■ Written exercise ■
Exactly reproduce the lines that run from the one containing "Recreate this image as a Python" through the one containing "ax.set_ylabel('Face Rec. accuracy", ends included, with no pictures.

+++

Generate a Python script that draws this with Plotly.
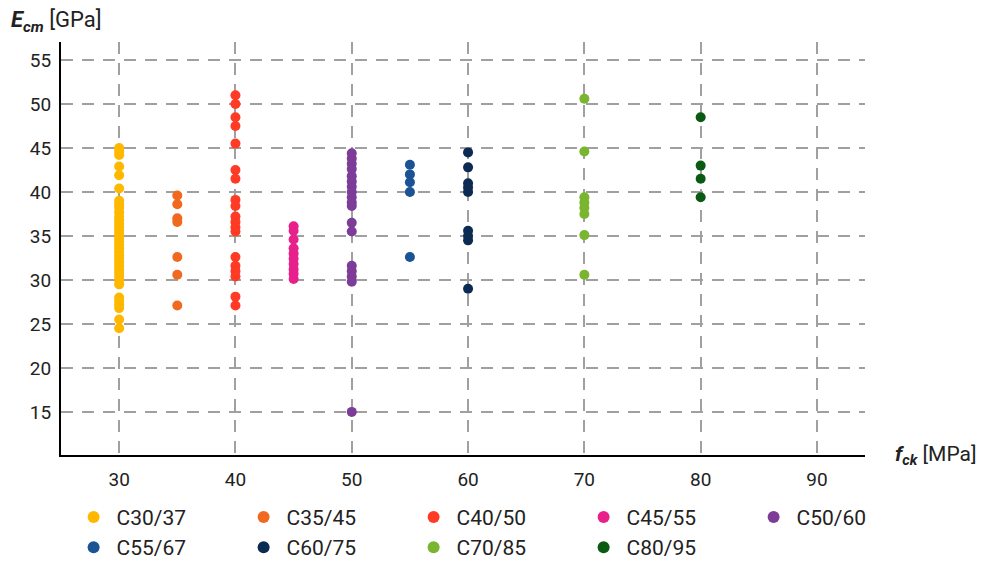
import plotly.graph_objects as go

classes = ["C30/37", "C35/45", "C40/50", "C45/55", "C50/60",
           "C55/67", "C60/75", "C70/85", "C80/95"]
fck = [30, 35, 40, 45, 50, 55, 60, 70, 80]
colors = ["#FFB800", "#F0691E", "#FF3A25", "#E8208C", "#7D3C98",
          "#1B5394", "#0C2B52", "#79B52E", "#0B5A13"]

ecm_c30 = [45.0, 44.6, 44.2, 42.9, 41.9, 40.4, 39.0, 38.6, 38.2, 37.7,
           37.2, 36.8, 36.4, 36.0, 35.6, 35.2, 34.8, 34.4, 34.0, 33.6,
           33.2, 32.8, 32.4, 32.0, 31.6, 31.2, 30.8, 30.4, 30.0, 29.5,
           28.0, 27.6, 27.2, 26.8, 25.5, 24.5]
ecm_c35 = [39.6, 38.6, 37.0, 36.6, 32.6, 30.6, 27.1]
ecm_c40 = [51.0, 50.0, 48.5, 47.5, 45.5, 42.5, 41.5, 39.1, 38.4, 37.2,
           36.6, 36.0, 35.5, 32.6, 31.6, 31.0, 30.4, 28.1, 27.1]
ecm_c45 = [36.1, 35.6, 34.6, 33.6, 33.0, 32.4, 31.8, 31.2, 30.7, 30.1]
ecm_c50 = [44.4, 43.8, 43.2, 42.6, 41.8, 41.2, 40.6, 40.0, 39.4, 38.8,
           38.4, 36.5, 35.5, 31.6, 31.0, 30.4, 29.8, 15.0]
ecm_c55 = [43.1, 42.0, 41.1, 40.0, 32.6]
ecm_c60 = [44.5, 42.8, 41.0, 40.5, 40.0, 35.6, 35.0, 34.5, 29.0]
ecm_c70 = [50.6, 44.6, 39.4, 38.8, 38.2, 37.5, 35.1, 30.6]
ecm_c80 = [48.5, 43.0, 41.5, 39.4]

series = [ecm_c30, ecm_c35, ecm_c40, ecm_c45, ecm_c50,
          ecm_c55, ecm_c60, ecm_c70, ecm_c80]

x_ticks = [30, 40, 50, 60, 70, 80, 90]
y_ticks = [15, 20, 25, 30, 35, 40, 45, 50, 55]

FONT = "Roboto"

fig = go.Figure()
for name, xv, ys, col in zip(classes, fck, series, colors):
    fig.add_trace(go.Scatter(
        x=[xv] * len(ys), y=ys, mode="markers", name=name,
        marker=dict(color=col, size=10, line=dict(width=0)),
    ))

grid = dict(showgrid=True, gridcolor="#A0A0A0", gridwidth=1.5,
            griddash="12px,9px", zeroline=False, showline=True,
            linecolor="black", linewidth=2, ticks="",
            tickfont=dict(family=FONT, size=19, color="#222"))

# page body has an 8px margin, so the figure is sized/offset to compensate
fig.update_layout(
    width=982, height=554,
    paper_bgcolor="white", plot_bgcolor="white",
    margin=dict(l=53, r=125, t=34, b=107, autoexpand=False),
    font=dict(family=FONT, size=19, color="#222"),
    xaxis=dict(range=[25.0, 94.13], tickvals=x_ticks, ticklabelstandoff=6, **grid),
    yaxis=dict(range=[10.1, 57.05], tickvals=y_ticks, ticklabelstandoff=4, **grid),
    showlegend=True,
    legend=dict(orientation="h", x=-0.0005, xanchor="left", y=-0.077, yanchor="top",
                entrywidth=119, entrywidthmode="pixels", borderwidth=10,
                itemwidth=36,
                bordercolor="rgba(0,0,0,0)", bgcolor="rgba(0,0,0,0)",
                font=dict(family=FONT, size=21, color="#222"),
                itemsizing="constant", tracegroupgap=0),
    annotations=[
        dict(text="<b><i>E</i></b><sub><b><i>cm</i></b></sub> [GPa]",
             xref="paper", yref="paper", x=-0.065, y=1.0, xanchor="left",
             yanchor="bottom", showarrow=False, yshift=4,
             font=dict(family=FONT, size=22, color="#222")),
        dict(text="<b><i>f</i></b><sub><b><i>ck</i></b></sub> [MPa]",
             xref="paper", yref="paper", x=1.0, y=0.0, xanchor="left",
             yanchor="middle", showarrow=False, xshift=28,
             font=dict(family=FONT, size=21, color="#222")),
    ],
)

fig.write_html("out.html")
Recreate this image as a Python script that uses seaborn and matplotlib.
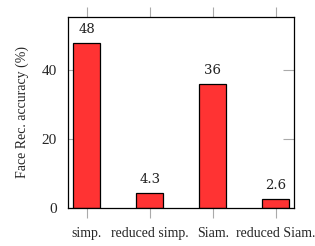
import pandas as pd
import matplotlib.pyplot as plt
import seaborn as sns

# data
methods = ['simp.', 'reduced simp.', 'Siam.', 'reduced Siam.']
accuracy = [48, 4.3, 36, 2.6]
bar_labels = ['48', '4.3', '36', '2.6']

df = pd.DataFrame({'method': methods, 'accuracy': accuracy})

sns.set_style('white')
plt.rcParams['font.family'] = ['Liberation Serif', 'DejaVu Serif']

fig = plt.figure(figsize=(3.15, 2.46), dpi=100)
ax = fig.add_axes([0.2159, 0.1545, 0.7175, 0.7764])

sns.barplot(data=df, x='method', y='accuracy', color='#FF3333', saturation=1,
            width=0.43, edgecolor='black', linewidth=0.9, ax=ax)

for i, (v, s) in enumerate(zip(accuracy, bar_labels)):
    ax.annotate(s, (i, v), xytext=(0, 5), textcoords='offset points',
                ha='center', va='bottom', fontsize=9.5, family='DejaVu Serif',
                color='#222222')

ax.set_xlim(-0.3, 3.29)
ax.set_ylim(0, 55.4)
ax.set_yticks([0, 20, 40])
ax.set_xlabel('')
ax.set_ylabel('Face Rec. accuracy (%)', fontsize=10, labelpad=9)

ax.tick_params(axis='x', direction='out', length=7, width=0.8, color='#aaaaaa',
               top=True, bottom=True, labelsize=10, pad=7)
ax.tick_params(axis='y', direction='in', length=8, width=0.8, color='#aaaaaa',
               left=True, right=True, labelsize=11, pad=8)
for sp in ax.spines.values():
    sp.set_color('black')
    sp.set_linewidth(0.9)
    sp.set_zorder(5)

fig.savefig('out.png', dpi=100)
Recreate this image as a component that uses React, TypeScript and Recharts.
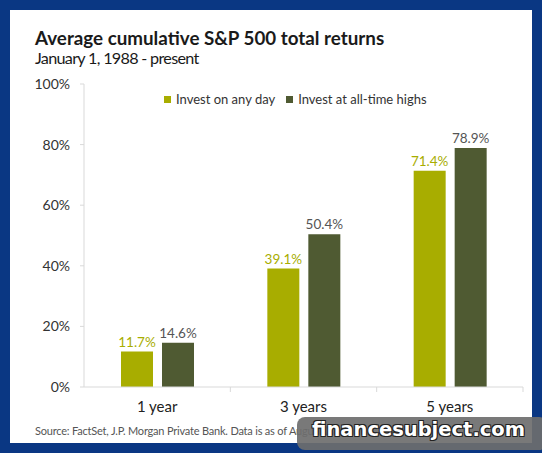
import { BarChart, Bar, XAxis, YAxis, LabelList } from "recharts";

const categories = ["1 year", "3 years", "5 years"];
const anyDay = [11.7, 39.1, 71.4];
const allTimeHighs = [14.6, 50.4, 78.9];
const yTicks = [0, 20, 40, 60, 80, 100];
const seriesNames = ["Invest on any day", "Invest at all-time highs"];

const GREEN = "#a8ad00";
const DARK = "#4f5a32";
const NAVY = "#0a3783";
const FONT = "Lato, 'Open Sans', sans-serif";

const data = categories.map((c, i) => ({
  name: c,
  anyDay: anyDay[i],
  ath: allTimeHighs[i],
}));

// category tick: label in the middle, small tick marks at band edges
function CatTick(props: any) {
  const { x, y, payload, index } = props;
  const off = payload && payload.offset ? payload.offset : 73;
  const axisY = y - 8;
  return (
    <g>
      {index > 0 && (
        <line x1={x - off} x2={x - off} y1={axisY} y2={axisY + 5} stroke="#d9d9d9" />
      )}
      {index === categories.length - 1 && (
        <line x1={x + off} x2={x + off} y1={axisY} y2={axisY + 5} stroke="#d9d9d9" />
      )}
      <text x={x} y={y} dy={17} textAnchor="middle" fill="#222" fontSize={15} fontFamily={FONT}>
        {payload.value}
      </text>
    </g>
  );
}

function LegendBox() {
  const items = [
    { label: seriesNames[0], color: GREEN },
    { label: seriesNames[1], color: DARK },
  ];
  return (
    <div style={{ display: "flex", alignItems: "center", fontFamily: FONT, fontSize: 13, color: "#333" }}>
      {items.map((it, i) => (
        <div key={it.label} style={{ display: "flex", alignItems: "center", marginRight: i === 0 ? 11 : 0 }}>
          <span style={{ width: 7, height: 7, background: it.color, display: "inline-block", marginRight: 5 }} />
          <span>{it.label}</span>
        </div>
      ))}
    </div>
  );
}

export default function App() {
  return (
    <div style={{ position: "absolute", left: 0, top: 0, width: 542, height: 453, background: NAVY, overflow: "hidden" }}>
      <div style={{ position: "absolute", left: 10, top: 10, width: 522, height: 433, background: "#fff" }} />
      <div style={{ position: "absolute", left: 35, top: 26, fontFamily: FONT, fontWeight: 700, fontSize: 18.8, color: "#1a1a1a", whiteSpace: "nowrap" }}>
        Average cumulative S&amp;P 500 total returns
      </div>
      <div style={{ position: "absolute", left: 35, top: 48, fontFamily: FONT, fontSize: 16.2, letterSpacing: -0.7, color: "#1a1a1a", whiteSpace: "nowrap" }}>
        January 1, 1988 - present
      </div>
      <div style={{ position: "absolute", left: 0, top: 0 }}>
        <BarChart
          width={542}
          height={453}
          data={data}
          margin={{ top: 84, right: 19, bottom: 36, left: 24 }}
          barGap={9}
          barSize={32}
        >
          <XAxis
            dataKey="name"
            height={30}
            axisLine={{ stroke: "#d9d9d9" }}
            tickLine={false}
            tickSize={6}
            tickMargin={2}
            tick={<CatTick />}
            interval={0}
          />
          <YAxis
            width={60}
            domain={[0, 100]}
            ticks={yTicks}
            tickFormatter={(v: number) => `${v}%`}
            axisLine={{ stroke: "#d9d9d9" }}
            tickLine={{ stroke: "#d9d9d9" }}
            tickSize={4}
            tickMargin={10}
            tick={{ fill: "#333", fontSize: 14, fontFamily: FONT }}
          />
          <Bar dataKey="anyDay" name={seriesNames[0]} fill={GREEN} isAnimationActive={false}>
            <LabelList
              dataKey="anyDay"
              position="top"
              offset={5}
              formatter={(v: any) => `${Number(v).toFixed(1)}%`}
              fill={GREEN}
              fontSize={13.5}
              fontFamily={FONT}
            />
          </Bar>
          <Bar dataKey="ath" name={seriesNames[1]} fill={DARK} isAnimationActive={false}>
            <LabelList
              dataKey="ath"
              position="top"
              offset={5}
              formatter={(v: any) => `${Number(v).toFixed(1)}%`}
              fill="#555"
              fontSize={13.5}
              fontFamily={FONT}
            />
          </Bar>
        </BarChart>
      </div>
      <div style={{ position: "absolute", left: 164, top: 91 }}>
        <LegendBox />
      </div>
      <div style={{ position: "absolute", left: 35, top: 424, fontFamily: FONT, fontSize: 11, letterSpacing: -0.2, color: "#555", whiteSpace: "nowrap" }}>
        Source: FactSet, J.P. Morgan Private Bank. Data is as of August 27, 2020.
      </div>
      <div
        style={{
          position: "absolute",
          left: 297,
          top: 417,
          width: 250,
          height: 33,
          borderRadius: 8,
          background: "rgba(110,110,110,0.92)",
        }}
      />
      <div
        style={{
          position: "absolute",
          left: 312,
          top: 418,
          fontFamily: "'DejaVu Sans', sans-serif",
          fontWeight: 700,
          fontSize: 19.5,
          color: "#fff",
          textShadow: "1px 1px 0 #222, -1px -1px 0 #222, 1px -1px 0 #222, -1px 1px 0 #222",
          whiteSpace: "nowrap",
        }}
      >
        financesubject.com
      </div>
    </div>
  );
}
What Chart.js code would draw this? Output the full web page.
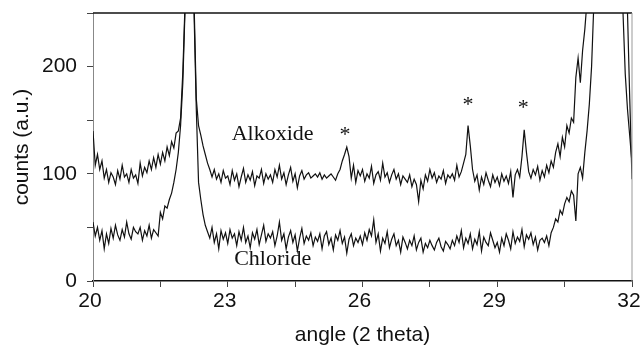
<!DOCTYPE html>
<html>
<head>
<meta charset="utf-8">
<script src="https://cdn.jsdelivr.net/npm/chart.js@4.4.1/dist/chart.umd.min.js"></script>
<style>
  html, body { margin: 0; padding: 0; background: #fff; }
  #wrap { width: 642px; height: 346px; position: relative; }
</style>
</head>
<body>
<div id="wrap"><canvas id="xrd"></canvas></div>
<script>
// scan grid: 2 theta from 20 to 32 in steps of 0.05
const angleStart = 20;
const angleStep = 0.05;

// counts, one row per degree (20 values each)
const alkoxideCounts = [
  140,108,118,104,112,96,104,92,101,97,90,103,95,108,97,100,92,104,96,99,
  91,110,98,106,101,112,104,115,106,118,109,120,112,125,117,130,124,138,140,152,
  195,260,330,360,320,260,170,145,136,126,118,110,104,97,104,95,100,92,103,96,
  98,90,103,94,100,88,97,105,92,99,94,102,89,98,96,104,91,100,95,99,
  92,104,97,108,95,101,90,99,106,93,100,87,98,103,95,99,101,96,98,100,
  97,101,95,99,96,98,100,97,94,100,104,112,118,125,116,96,108,92,103,98,
  104,93,100,96,107,91,99,102,94,110,97,101,92,99,104,95,100,90,98,95,
  92,99,88,95,90,74,94,86,99,93,104,96,101,92,98,95,103,91,99,96,
  100,94,108,97,102,110,118,145,126,104,93,99,85,97,90,101,94,88,99,92,
  97,89,100,93,98,91,102,78,99,104,97,116,141,120,102,96,104,99,107,94,
  103,97,108,101,112,106,120,128,116,134,125,145,138,152,148,190,208,185,215,235,
  262,300,330,360,380,400,410,420,410,400,380,360,340,320,300,280,250,193,160,135,
  110
];

const chlorideCounts = [
  55,42,50,38,47,30,44,35,49,40,52,43,38,48,41,55,44,39,50,46,
  44,50,38,47,42,52,40,48,45,42,64,58,70,68,76,82,92,104,120,145,
  185,255,320,350,310,250,160,92,76,62,52,46,40,50,36,44,30,47,39,45,
  35,48,40,44,33,46,38,50,36,42,31,45,39,48,34,43,52,37,44,40,
  46,33,42,55,38,44,30,41,47,36,43,28,40,49,35,42,38,45,33,41,
  37,44,30,42,46,34,40,29,43,38,47,35,41,26,39,44,33,40,36,42,
  34,45,38,48,42,57,36,44,28,40,35,46,31,39,44,33,38,27,41,36,
  30,38,33,42,29,36,40,27,35,31,38,33,29,36,40,32,28,37,34,30,
  38,33,42,36,47,31,40,35,44,30,39,34,46,28,41,36,33,45,38,31,
  36,27,40,33,44,38,30,46,35,41,37,48,32,43,39,45,34,41,29,38,
  40,36,42,33,45,50,58,55,66,62,72,78,74,84,80,56,100,106,96,120,
  140,165,200,258,300,340,380,410,430,440,435,420,400,380,350,320,300,290,250,170,
  95
];

const xLabelTicks = [20, 23, 26, 29, 32];
const yLabelTicks = [0, 100, 200];

// text labels placed in data coordinates
const notes = [
  { text: 'Alkoxide', x: 24.0, y: 137 },
  { text: 'Chloride', x: 24.0, y: 20 },
  { text: '*', x: 25.61, y: 136 },
  { text: '*', x: 28.35, y: 164 },
  { text: '*', x: 29.58, y: 161 }
];

const toPoints = arr => arr.map((v, i) => ({ x: +(angleStart + i * angleStep).toFixed(2), y: v }));

const notePlugin = {
  id: 'notes',
  afterDatasetsDraw(chart) {
    const { ctx, scales: { x, y } } = chart;
    ctx.save();
    ctx.fillStyle = '#111';
    ctx.textAlign = 'center';
    ctx.textBaseline = 'middle';
    ctx.font = '22px "Liberation Serif", "Times New Roman", serif';
    notes.forEach(n => {
      ctx.fillText(n.text, x.getPixelForValue(n.x), y.getPixelForValue(n.y));
    });
    // top and right frame
    const a = chart.chartArea;
    ctx.strokeStyle = '#111';
    ctx.lineWidth = 1.5;
    ctx.beginPath();
    ctx.moveTo(a.left, a.top);
    ctx.lineTo(a.right, a.top);
    ctx.stroke();
    ctx.strokeStyle = '#999';
    ctx.lineWidth = 1;
    ctx.beginPath();
    ctx.moveTo(a.right, a.top);
    ctx.lineTo(a.right, a.bottom);
    ctx.stroke();
    ctx.restore();
  }
};

new Chart(document.getElementById('xrd'), {
  type: 'line',
  data: {
    datasets: [
      {
        label: 'Alkoxide',
        data: toPoints(alkoxideCounts),
        borderColor: '#111',
        borderWidth: 1.2,
        pointRadius: 0,
        tension: 0,
        fill: false
      },
      {
        label: 'Chloride',
        data: toPoints(chlorideCounts),
        borderColor: '#111',
        borderWidth: 1.2,
        pointRadius: 0,
        tension: 0,
        fill: false
      }
    ]
  },
  options: {
    responsive: true,
    maintainAspectRatio: false,
    animation: false,
    layout: { padding: { top: 13, right: 10, left: 0, bottom: 0 } },
    plugins: {
      legend: { display: false },
      tooltip: { enabled: false }
    },
    scales: {
      x: {
        type: 'linear',
        min: 20,
        max: 32,
        afterFit: s => { s.height = 65; s.paddingLeft = 0; s.paddingRight = 0; },
        border: { display: true, color: '#111', width: 1.5 },
        grid: { drawOnChartArea: false, tickLength: 6, color: '#444' },
        ticks: {
          stepSize: 1.5,
          padding: 2,
          labelOffset: -3,
          color: '#111',
          font: { family: '"Liberation Sans", Arial, sans-serif', size: 21 },
          callback: v => xLabelTicks.includes(v) ? String(v) : ''
        },
        title: {
          display: true,
          text: 'angle (2 theta)',
          color: '#111',
          font: { family: '"Liberation Sans", Arial, sans-serif', size: 21, lineHeight: 1 },
          padding: { top: 0, bottom: 0 }
        }
      },
      y: {
        min: 0,
        max: 250,
        afterFit: s => { s.width = 93; s.paddingTop = 0; s.paddingBottom = 0; },
        border: { display: true, color: '#888', width: 1 },
        grid: { drawOnChartArea: false, tickLength: 6, color: '#444' },
        ticks: {
          stepSize: 50,
          padding: 10,
          color: '#111',
          font: { family: '"Liberation Sans", Arial, sans-serif', size: 21 },
          callback: v => yLabelTicks.includes(v) ? String(v) : ''
        },
        title: {
          display: true,
          text: 'counts (a.u.)',
          color: '#111',
          font: { family: '"Liberation Sans", Arial, sans-serif', size: 21, lineHeight: 1 },
          padding: { top: 12, bottom: 0 }
        }
      }
    }
  },
  plugins: [notePlugin]
});
</script>
</body>
</html>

+++

■ Solution to this problem ■
Recreate this image as a Python script that uses seaborn and matplotlib.
import pandas as pd
import matplotlib.pyplot as plt
import seaborn as sns

# data
methods = ['simp.', 'reduced simp.', 'Siam.', 'reduced Siam.']
accuracy = [48, 4.3, 36, 2.6]
bar_labels = ['48', '4.3', '36', '2.6']

df = pd.DataFrame({'method': methods, 'accuracy': accuracy})

sns.set_style('white')
plt.rcParams['font.family'] = ['Liberation Serif', 'DejaVu Serif']

fig = plt.figure(figsize=(3.15, 2.46), dpi=100)
ax = fig.add_axes([0.2159, 0.1545, 0.7175, 0.7764])

sns.barplot(data=df, x='method', y='accuracy', color='#FF3333', saturation=1,
            width=0.43, edgecolor='black', linewidth=0.9, ax=ax)

for i, (v, s) in enumerate(zip(accuracy, bar_labels)):
    ax.annotate(s, (i, v), xytext=(0, 5), textcoords='offset points',
                ha='center', va='bottom', fontsize=9.5, family='DejaVu Serif',
                color='#222222')

ax.set_xlim(-0.3, 3.29)
ax.set_ylim(0, 55.4)
ax.set_yticks([0, 20, 40])
ax.set_xlabel('')
ax.set_ylabel('Face Rec. accuracy (%)', fontsize=10, labelpad=9)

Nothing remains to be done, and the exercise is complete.